Obviously something more sophisticated would need to be done to preclude memorization of rich creative works and styles, but a lot of people are motivated to solve this problem.
It seems like your concerns is about how easy it is going to be to create derivative and similar work, rather than a genuine concerns for copyright. Do I understand correctly?
No, I am just narrowing down the problem definition to the actual damage.
Which is a very fair use and copyright respecting approach.
Taking/obtaining value from works is ok, up until the point where damage to the value of original works happen. And that is not ok. Because copyright protects that value to incentivize the creation and sharing of works.
The problem is that models are shipping that inherently make it easy to reproduce copyrighted works, and apply specific styles lifted from single author's copyrighted bodies of work.
I am very strongly against this.
Note that prohibiting copying of a recognizable specific single author's style is even more strict than fair use limits on humans. Stricter makes sense to me, because unlike humans, models are mass producers.
So I am extremely respectful of protecting copyright value.

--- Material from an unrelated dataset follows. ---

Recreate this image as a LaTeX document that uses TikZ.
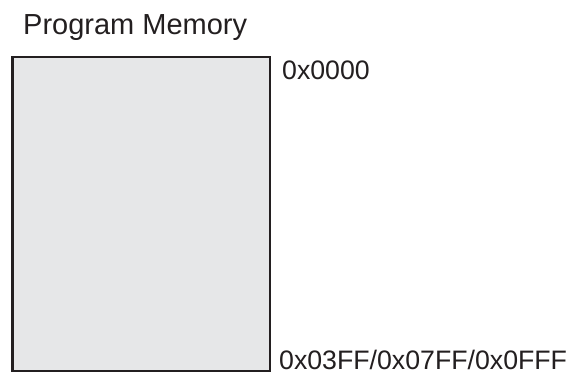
\documentclass[tikz,border=0pt]{standalone}
\usepackage{fontspec}
\setmainfont{Liberation Sans}
\definecolor{memfill}{HTML}{E6E7E8}
\definecolor{memline}{HTML}{231F20}
\begin{document}
\begin{tikzpicture}[x=1pt,y=-1pt,
  lbl/.style={inner sep=0pt, anchor=base west, text=memline},
  membox/.style={draw=memline, line width=2.6pt, fill=memfill}]
\useasboundingbox (0,0) rectangle (569,374);
\fill[white] (0,0) rectangle (569,374);
\node[lbl, font=\fontsize{29}{31}\selectfont] (title) at (23,35) {Program Memory};
\draw[membox] (12.5,57) rectangle (270,371);
\node[lbl, font=\fontsize{26.7}{28}\selectfont] (top) at (282,80) {0x0000};
\node[lbl, font=\fontsize{26.7}{28}\selectfont] (bot) at (279,369.5) {0x03FF/0x07FF/0x0FFF};
\end{tikzpicture}
\end{document}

But it is not the same thing as not training on something. It is worth exploring training algorithms that can learn useful generalities about bodies of work, without retaining biases toward the specifics of any one work, or any single authored style. That would be in the spirit of fair use. You can learn from any art, if it's publicly displayed, or you have paid for a copy, but you can't create mass copiers of it.
Maybe that is impossible, but I doubt it. There are many ways to train that steer important properties of the resulting models.
Models that make it trivial to create new art deco works, consistent with the total body of art deco works, ok. Models that make it trivial to recreate Erte works, or with an accurately Erte style specifically. Not ok.